And let us have a moment of noise in memory of the great artist of pantomime, Marcel Marceau, who has left us at the age of 84. (Better get used to that joke…you'll be hearing it a lot in the days to come. In fact, we're probably also in for a lot of jokes about him dying because he called for help and no one heard him.) He taught or inspired countless other actors and also folks in related creative fields such as dance, painting and even cartooning. He was, as a friend of mine used to put it, the one mime people loved, not to be confused with all the rest, whom they hated.
Ordinarily here in one of my R.I.P. postings, I would insert some anecdote about meeting the deceased but I never had the pleasure — I assume it would have been a pleasure — of meeting Marceau. I did (I thought) harm one of his performances once as I recounted in an article elsewhere on this site. Here — I'll quote it to you. This occurred around 1965 or so…
…someone gave us tickets to The Red Skelton Show and we went over to CBS Television City, an austere black-and-white building not far from where I now live. We waited in line for what seemed like several weeks before being admitted to the stage and seated in the third row of the studio where they now do The Price is Right and where, decades later, I got to meet and work with Bob "Captain Kangaroo" Keeshan when I wrote for and he hosted CBS Storybreak.
That week's Skelton show was "A Concert in Pantomime" starring Red and his guest, the great French mime, Marcel Marceau. The taping began with a twenty-second sequence that merely called for Skelton and Marceau to walk to center stage and shake hands. They walked to center stage, shook hands, the Stage Manager yelled "Cut" and Skelton turned to the audience and said, "Wasn't that good?"
That may not sound like much here but, at the moment, it was hysterical. In fact, the audience was still chuckling as Mssr. Marceau took stage to begin taping several pantomime spots. He was in the middle of the fifth when my mind suddenly decided to be mean to me and replay Skelton's line.
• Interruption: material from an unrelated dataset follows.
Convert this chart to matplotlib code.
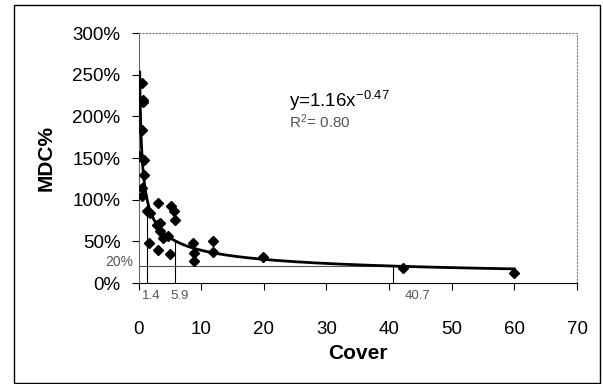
#!/usr/bin/env python
"""MDC% versus cover with power-law fit."""

import matplotlib

matplotlib.use("Agg")
import matplotlib.pyplot as plt
import numpy as np
from matplotlib.patches import Rectangle
from matplotlib.ticker import MultipleLocator, PercentFormatter

plt.rcParams["font.family"] = ["Liberation Sans", "DejaVu Sans"]
plt.rcParams["mathtext.fontset"] = "custom"
plt.rcParams["mathtext.rm"] = "Liberation Sans"
plt.rcParams["mathtext.default"] = "regular"

# observed points (cover, MDC as fraction)
cover = [0.5, 0.7, 0.7, 0.6, 0.1, 0.8, 0.8, 0.5, 0.6, 1.4, 1.8, 3.1, 5.2, 5.7, 5.8,
         2.9, 3.5, 3.4, 3.9, 4.7, 1.7, 3.1, 5.0, 8.7, 8.8, 8.8, 11.9, 11.9, 19.9, 42.2, 60.0]
mdc = [2.40, 2.20, 2.17, 1.84, 1.52, 1.48, 1.30, 1.14, 1.04, 0.86, 0.84, 0.96, 0.92, 0.87, 0.76,
       0.70, 0.72, 0.62, 0.54, 0.56, 0.48, 0.40, 0.35, 0.48, 0.36, 0.26, 0.51, 0.37, 0.31, 0.18, 0.12]

# fitted power law y = a * x^b
fit_a = 1.16
fit_b = -0.47
fit_r2 = 0.80
fit_xmin = 0.19
fit_xmax = 60.0

# cover values where the fit crosses 100%, 50%, 20%
marked_cover = [1.4, 5.9, 40.7]
marked_labels = ["1.4", "5.9", "40.7"]
marked_level = 0.20


def power_fit(x):
    return fit_a * np.power(x, fit_b)


def main() -> None:
    fig = plt.figure(figsize=(6.03, 3.84), dpi=100)
    ax = fig.add_axes([0.2297, 0.263, 0.7272, 0.651])

    xs = np.linspace(fit_xmin, fit_xmax, 600)
    ax.plot(xs, power_fit(xs), color="black", lw=2.0, zorder=3)
    ax.plot(cover, mdc, linestyle="none", marker="D", ms=5, color="black", zorder=4)

    # guide lines from the axis up to the curve
    for xv in marked_cover:
        ax.plot([xv, xv], [0, power_fit(xv)], color="black", lw=0.8, zorder=2)
    ax.plot([0, marked_cover[-1]], [marked_level, marked_level], color="#555555", lw=0.8, zorder=2)

    for xv, lab in zip(marked_cover, marked_labels):
        off = 3 if lab != "40.7" else 17
        ax.annotate(lab, (xv, 0), xytext=(off, -5), textcoords="offset points",
                    ha="center", va="top", fontsize=9.5, color="#555555")
    ax.annotate("20%", (0, marked_level), xytext=(-4, 3), textcoords="offset points",
                ha="right", va="center", fontsize=10, color="#555555")

    ax.text(24.0, 2.19, f"y={fit_a:.2f}x$^{{{fit_b:.2f}}}$", fontsize=13.5, va="center")
    ax.text(24.0, 1.94, f"R$^{{2}}$= {fit_r2:.2f}", fontsize=11, color="#555555", va="center")

    ax.set_xlim(0, 70)
    ax.set_ylim(0, 3.0)
    ax.xaxis.set_major_locator(MultipleLocator(10))
    ax.yaxis.set_major_locator(MultipleLocator(0.5))
    ax.yaxis.set_major_formatter(PercentFormatter(1.0, decimals=0))
    ax.tick_params(axis="x", direction="out", length=5, width=0.8, pad=22, labelsize=13.5)
    ax.tick_params(axis="y", direction="out", length=5, width=0.8, pad=8, labelsize=13.5)

    for side in ("top", "right"):
        ax.spines[side].set_linestyle((0, (1, 2)))
        ax.spines[side].set_color("#777777")
        ax.spines[side].set_linewidth(0.8)
    ax.spines["left"].set_color("#666666")
    ax.spines["left"].set_linewidth(0.8)
    ax.spines["bottom"].set_linewidth(0.8)

    ax.set_xlabel("Cover", fontsize=15, fontweight="bold", labelpad=5)
    ax.set_ylabel("MDC%", fontsize=15, fontweight="bold", labelpad=12)

    fig.patches.append(Rectangle((0.023, 0.003), 0.972, 0.984, transform=fig.transFigure,
                                 fill=False, edgecolor="black", lw=1.0))

    fig.savefig("out.png", dpi=100)
    plt.close(fig)


if __name__ == "__main__":
    main()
Now, you have to imagine the scene: There is absolute silence in the room. On stage, one of the great artists of the world — the legendary Marcel Marceau — is miming some topic of dread seriousness and unbounded pathos. It was the moment of a baby duckling finding his mother dead from a hunter's rifle or something equally cheery. Not one person in the room is making a sound, but for the few fighting back tears at this moving, dramatic moment…
And I suddenly laughed. Out loud.
I tried not to. I held it in until it was leaking out my nostrils and ears but it escaped. I kept remembering Red Skelton going, "Wasn't that good?" and, finally, I couldn't hold it in any longer. I laughed right in the middle of Marcel Marceau's most dramatic, tragic stage moment.
As laughs go, it wasn't a loud one, actually…but it was loud enough for the illustrious Frenchman to hear. Ever the professional, he did not react to it with his body — but I could see the his eyes nail the third row with the slightest, tiniest gleam of "Who the hell is the idiot laughing at this?"
I looked around, as if I too was wondering who'd laughed. But I know I didn't fool him.
The look was so microscopic, I was the only one who saw it…but see it, I did. I saw it again, weeks later, when the show aired. My laugh wasn't heard and no one else in America saw Marceau throw that look, now past the third row and all the way to my home Zenith, just for me. But I saw it again. And every time since then — when I've seen Marceau on a movie screen or on TV — I've seen him subtly but carefully scanning the third row. Just in case I'm back.
Here's a link to an online obit. The man's achievement is perhaps best measured by the fact that everyone referred to him as "the world's greatest mime"…and almost no one could name a single other contender for that honor.